■ Directive ■
Everything in the data should be repeated exactly, save for the images.

● ● ● ●

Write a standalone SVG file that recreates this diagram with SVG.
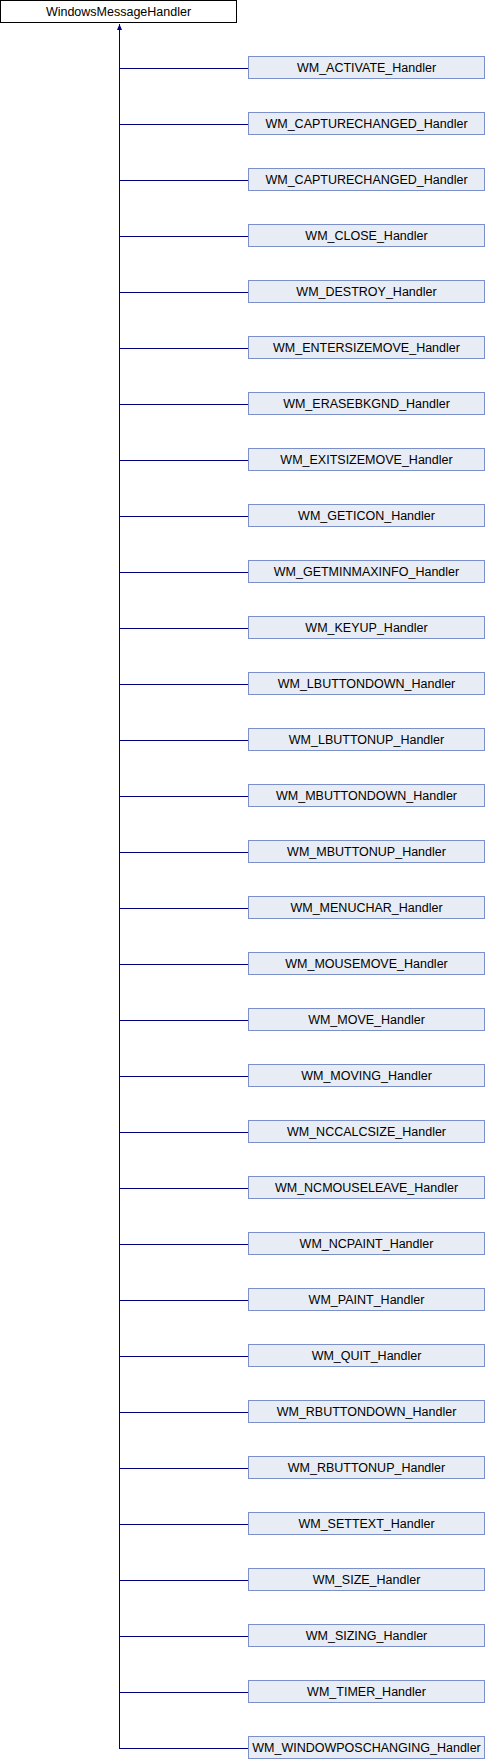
<svg xmlns="http://www.w3.org/2000/svg" width="486" height="1760" viewBox="0 0 486 1760">
<defs>
<style>
.base rect{fill:#ffffff;stroke:#000000;stroke-width:1}
.node rect{fill:#e8ecf5;stroke:#7b8fca;stroke-width:1}
text{font-family:"Liberation Sans",Arial,sans-serif;font-size:12.5px;text-anchor:middle;fill:#000000}
.edges path{fill:none;stroke:#000080;stroke-width:1}
</style>
<marker id="arr" markerWidth="7" markerHeight="6" refX="6" refY="2.5" orient="auto" markerUnits="userSpaceOnUse" viewBox="0 0 7 6">
<path d="M0,0 L6,2.5 L0,5 Z" fill="#000080" stroke="none"/>
</marker>
</defs>
<rect width="486" height="1760" fill="#ffffff"/>
<g class="edges" id="connectors">
<path d="M119.5,1749 V24" marker-end="url(#arr)"/>
<path d="M119.5,68.5 H248"/>
<path d="M119.5,124.5 H248"/>
<path d="M119.5,180.5 H248"/>
<path d="M119.5,236.5 H248"/>
<path d="M119.5,292.5 H248"/>
<path d="M119.5,348.5 H248"/>
<path d="M119.5,404.5 H248"/>
<path d="M119.5,460.5 H248"/>
<path d="M119.5,516.5 H248"/>
<path d="M119.5,572.5 H248"/>
<path d="M119.5,628.5 H248"/>
<path d="M119.5,684.5 H248"/>
<path d="M119.5,740.5 H248"/>
<path d="M119.5,796.5 H248"/>
<path d="M119.5,852.5 H248"/>
<path d="M119.5,908.5 H248"/>
<path d="M119.5,964.5 H248"/>
<path d="M119.5,1020.5 H248"/>
<path d="M119.5,1076.5 H248"/>
<path d="M119.5,1132.5 H248"/>
<path d="M119.5,1188.5 H248"/>
<path d="M119.5,1244.5 H248"/>
<path d="M119.5,1300.5 H248"/>
<path d="M119.5,1356.5 H248"/>
<path d="M119.5,1412.5 H248"/>
<path d="M119.5,1468.5 H248"/>
<path d="M119.5,1524.5 H248"/>
<path d="M119.5,1580.5 H248"/>
<path d="M119.5,1636.5 H248"/>
<path d="M119.5,1692.5 H248"/>
<path d="M119.5,1748.5 H248"/>
</g>
<g id="WindowsMessageHandler" class="base"><rect x="0.5" y="0.5" width="236" height="22"/><text x="118.5" y="16">WindowsMessageHandler</text></g>
<g id="n1" class="node"><rect x="248.5" y="56.5" width="236" height="22"/><text x="366.5" y="72">WM_ACTIVATE_Handler</text></g>
<g id="n2" class="node"><rect x="248.5" y="112.5" width="236" height="22"/><text x="366.5" y="128">WM_CAPTURECHANGED_Handler</text></g>
<g id="n3" class="node"><rect x="248.5" y="168.5" width="236" height="22"/><text x="366.5" y="184">WM_CAPTURECHANGED_Handler</text></g>
<g id="n4" class="node"><rect x="248.5" y="224.5" width="236" height="22"/><text x="366.5" y="240">WM_CLOSE_Handler</text></g>
<g id="n5" class="node"><rect x="248.5" y="280.5" width="236" height="22"/><text x="366.5" y="296">WM_DESTROY_Handler</text></g>
<g id="n6" class="node"><rect x="248.5" y="336.5" width="236" height="22"/><text x="366.5" y="352">WM_ENTERSIZEMOVE_Handler</text></g>
<g id="n7" class="node"><rect x="248.5" y="392.5" width="236" height="22"/><text x="366.5" y="408">WM_ERASEBKGND_Handler</text></g>
<g id="n8" class="node"><rect x="248.5" y="448.5" width="236" height="22"/><text x="366.5" y="464">WM_EXITSIZEMOVE_Handler</text></g>
<g id="n9" class="node"><rect x="248.5" y="504.5" width="236" height="22"/><text x="366.5" y="520">WM_GETICON_Handler</text></g>
<g id="n10" class="node"><rect x="248.5" y="560.5" width="236" height="22"/><text x="366.5" y="576">WM_GETMINMAXINFO_Handler</text></g>
<g id="n11" class="node"><rect x="248.5" y="616.5" width="236" height="22"/><text x="366.5" y="632">WM_KEYUP_Handler</text></g>
<g id="n12" class="node"><rect x="248.5" y="672.5" width="236" height="22"/><text x="366.5" y="688">WM_LBUTTONDOWN_Handler</text></g>
<g id="n13" class="node"><rect x="248.5" y="728.5" width="236" height="22"/><text x="366.5" y="744">WM_LBUTTONUP_Handler</text></g>
<g id="n14" class="node"><rect x="248.5" y="784.5" width="236" height="22"/><text x="366.5" y="800">WM_MBUTTONDOWN_Handler</text></g>
<g id="n15" class="node"><rect x="248.5" y="840.5" width="236" height="22"/><text x="366.5" y="856">WM_MBUTTONUP_Handler</text></g>
<g id="n16" class="node"><rect x="248.5" y="896.5" width="236" height="22"/><text x="366.5" y="912">WM_MENUCHAR_Handler</text></g>
<g id="n17" class="node"><rect x="248.5" y="952.5" width="236" height="22"/><text x="366.5" y="968">WM_MOUSEMOVE_Handler</text></g>
<g id="n18" class="node"><rect x="248.5" y="1008.5" width="236" height="22"/><text x="366.5" y="1024">WM_MOVE_Handler</text></g>
<g id="n19" class="node"><rect x="248.5" y="1064.5" width="236" height="22"/><text x="366.5" y="1080">WM_MOVING_Handler</text></g>
<g id="n20" class="node"><rect x="248.5" y="1120.5" width="236" height="22"/><text x="366.5" y="1136">WM_NCCALCSIZE_Handler</text></g>
<g id="n21" class="node"><rect x="248.5" y="1176.5" width="236" height="22"/><text x="366.5" y="1192">WM_NCMOUSELEAVE_Handler</text></g>
<g id="n22" class="node"><rect x="248.5" y="1232.5" width="236" height="22"/><text x="366.5" y="1248">WM_NCPAINT_Handler</text></g>
<g id="n23" class="node"><rect x="248.5" y="1288.5" width="236" height="22"/><text x="366.5" y="1304">WM_PAINT_Handler</text></g>
<g id="n24" class="node"><rect x="248.5" y="1344.5" width="236" height="22"/><text x="366.5" y="1360">WM_QUIT_Handler</text></g>
<g id="n25" class="node"><rect x="248.5" y="1400.5" width="236" height="22"/><text x="366.5" y="1416">WM_RBUTTONDOWN_Handler</text></g>
<g id="n26" class="node"><rect x="248.5" y="1456.5" width="236" height="22"/><text x="366.5" y="1472">WM_RBUTTONUP_Handler</text></g>
<g id="n27" class="node"><rect x="248.5" y="1512.5" width="236" height="22"/><text x="366.5" y="1528">WM_SETTEXT_Handler</text></g>
<g id="n28" class="node"><rect x="248.5" y="1568.5" width="236" height="22"/><text x="366.5" y="1584">WM_SIZE_Handler</text></g>
<g id="n29" class="node"><rect x="248.5" y="1624.5" width="236" height="22"/><text x="366.5" y="1640">WM_SIZING_Handler</text></g>
<g id="n30" class="node"><rect x="248.5" y="1680.5" width="236" height="22"/><text x="366.5" y="1696">WM_TIMER_Handler</text></g>
<g id="n31" class="node"><rect x="248.5" y="1736.5" width="236" height="22"/><text x="366.5" y="1752">WM_WINDOWPOSCHANGING_Handler</text></g>
</svg>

● ● ● ●

■ Solution to the problem ■
Write a standalone SVG file that recreates this diagram with SVG.
<svg xmlns="http://www.w3.org/2000/svg" width="486" height="1760" viewBox="0 0 486 1760">
<defs>
<style>
.base rect{fill:#ffffff;stroke:#000000;stroke-width:1}
.node rect{fill:#e8ecf5;stroke:#7b8fca;stroke-width:1}
text{font-family:"Liberation Sans",Arial,sans-serif;font-size:12.5px;text-anchor:middle;fill:#000000}
.edges path{fill:none;stroke:#000080;stroke-width:1}
</style>
<marker id="arr" markerWidth="7" markerHeight="6" refX="6" refY="2.5" orient="auto" markerUnits="userSpaceOnUse" viewBox="0 0 7 6">
<path d="M0,0 L6,2.5 L0,5 Z" fill="#000080" stroke="none"/>
</marker>
</defs>
<rect width="486" height="1760" fill="#ffffff"/>
<g class="edges" id="connectors">
<path d="M119.5,1749 V24" marker-end="url(#arr)"/>
<path d="M119.5,68.5 H248"/>
<path d="M119.5,124.5 H248"/>
<path d="M119.5,180.5 H248"/>
<path d="M119.5,236.5 H248"/>
<path d="M119.5,292.5 H248"/>
<path d="M119.5,348.5 H248"/>
<path d="M119.5,404.5 H248"/>
<path d="M119.5,460.5 H248"/>
<path d="M119.5,516.5 H248"/>
<path d="M119.5,572.5 H248"/>
<path d="M119.5,628.5 H248"/>
<path d="M119.5,684.5 H248"/>
<path d="M119.5,740.5 H248"/>
<path d="M119.5,796.5 H248"/>
<path d="M119.5,852.5 H248"/>
<path d="M119.5,908.5 H248"/>
<path d="M119.5,964.5 H248"/>
<path d="M119.5,1020.5 H248"/>
<path d="M119.5,1076.5 H248"/>
<path d="M119.5,1132.5 H248"/>
<path d="M119.5,1188.5 H248"/>
<path d="M119.5,1244.5 H248"/>
<path d="M119.5,1300.5 H248"/>
<path d="M119.5,1356.5 H248"/>
<path d="M119.5,1412.5 H248"/>
<path d="M119.5,1468.5 H248"/>
<path d="M119.5,1524.5 H248"/>
<path d="M119.5,1580.5 H248"/>
<path d="M119.5,1636.5 H248"/>
<path d="M119.5,1692.5 H248"/>
<path d="M119.5,1748.5 H248"/>
</g>
<g id="WindowsMessageHandler" class="base"><rect x="0.5" y="0.5" width="236" height="22"/><text x="118.5" y="16">WindowsMessageHandler</text></g>
<g id="n1" class="node"><rect x="248.5" y="56.5" width="236" height="22"/><text x="366.5" y="72">WM_ACTIVATE_Handler</text></g>
<g id="n2" class="node"><rect x="248.5" y="112.5" width="236" height="22"/><text x="366.5" y="128">WM_CAPTURECHANGED_Handler</text></g>
<g id="n3" class="node"><rect x="248.5" y="168.5" width="236" height="22"/><text x="366.5" y="184">WM_CAPTURECHANGED_Handler</text></g>
<g id="n4" class="node"><rect x="248.5" y="224.5" width="236" height="22"/><text x="366.5" y="240">WM_CLOSE_Handler</text></g>
<g id="n5" class="node"><rect x="248.5" y="280.5" width="236" height="22"/><text x="366.5" y="296">WM_DESTROY_Handler</text></g>
<g id="n6" class="node"><rect x="248.5" y="336.5" width="236" height="22"/><text x="366.5" y="352">WM_ENTERSIZEMOVE_Handler</text></g>
<g id="n7" class="node"><rect x="248.5" y="392.5" width="236" height="22"/><text x="366.5" y="408">WM_ERASEBKGND_Handler</text></g>
<g id="n8" class="node"><rect x="248.5" y="448.5" width="236" height="22"/><text x="366.5" y="464">WM_EXITSIZEMOVE_Handler</text></g>
<g id="n9" class="node"><rect x="248.5" y="504.5" width="236" height="22"/><text x="366.5" y="520">WM_GETICON_Handler</text></g>
<g id="n10" class="node"><rect x="248.5" y="560.5" width="236" height="22"/><text x="366.5" y="576">WM_GETMINMAXINFO_Handler</text></g>
<g id="n11" class="node"><rect x="248.5" y="616.5" width="236" height="22"/><text x="366.5" y="632">WM_KEYUP_Handler</text></g>
<g id="n12" class="node"><rect x="248.5" y="672.5" width="236" height="22"/><text x="366.5" y="688">WM_LBUTTONDOWN_Handler</text></g>
<g id="n13" class="node"><rect x="248.5" y="728.5" width="236" height="22"/><text x="366.5" y="744">WM_LBUTTONUP_Handler</text></g>
<g id="n14" class="node"><rect x="248.5" y="784.5" width="236" height="22"/><text x="366.5" y="800">WM_MBUTTONDOWN_Handler</text></g>
<g id="n15" class="node"><rect x="248.5" y="840.5" width="236" height="22"/><text x="366.5" y="856">WM_MBUTTONUP_Handler</text></g>
<g id="n16" class="node"><rect x="248.5" y="896.5" width="236" height="22"/><text x="366.5" y="912">WM_MENUCHAR_Handler</text></g>
<g id="n17" class="node"><rect x="248.5" y="952.5" width="236" height="22"/><text x="366.5" y="968">WM_MOUSEMOVE_Handler</text></g>
<g id="n18" class="node"><rect x="248.5" y="1008.5" width="236" height="22"/><text x="366.5" y="1024">WM_MOVE_Handler</text></g>
<g id="n19" class="node"><rect x="248.5" y="1064.5" width="236" height="22"/><text x="366.5" y="1080">WM_MOVING_Handler</text></g>
<g id="n20" class="node"><rect x="248.5" y="1120.5" width="236" height="22"/><text x="366.5" y="1136">WM_NCCALCSIZE_Handler</text></g>
<g id="n21" class="node"><rect x="248.5" y="1176.5" width="236" height="22"/><text x="366.5" y="1192">WM_NCMOUSELEAVE_Handler</text></g>
<g id="n22" class="node"><rect x="248.5" y="1232.5" width="236" height="22"/><text x="366.5" y="1248">WM_NCPAINT_Handler</text></g>
<g id="n23" class="node"><rect x="248.5" y="1288.5" width="236" height="22"/><text x="366.5" y="1304">WM_PAINT_Handler</text></g>
<g id="n24" class="node"><rect x="248.5" y="1344.5" width="236" height="22"/><text x="366.5" y="1360">WM_QUIT_Handler</text></g>
<g id="n25" class="node"><rect x="248.5" y="1400.5" width="236" height="22"/><text x="366.5" y="1416">WM_RBUTTONDOWN_Handler</text></g>
<g id="n26" class="node"><rect x="248.5" y="1456.5" width="236" height="22"/><text x="366.5" y="1472">WM_RBUTTONUP_Handler</text></g>
<g id="n27" class="node"><rect x="248.5" y="1512.5" width="236" height="22"/><text x="366.5" y="1528">WM_SETTEXT_Handler</text></g>
<g id="n28" class="node"><rect x="248.5" y="1568.5" width="236" height="22"/><text x="366.5" y="1584">WM_SIZE_Handler</text></g>
<g id="n29" class="node"><rect x="248.5" y="1624.5" width="236" height="22"/><text x="366.5" y="1640">WM_SIZING_Handler</text></g>
<g id="n30" class="node"><rect x="248.5" y="1680.5" width="236" height="22"/><text x="366.5" y="1696">WM_TIMER_Handler</text></g>
<g id="n31" class="node"><rect x="248.5" y="1736.5" width="236" height="22"/><text x="366.5" y="1752">WM_WINDOWPOSCHANGING_Handler</text></g>
</svg>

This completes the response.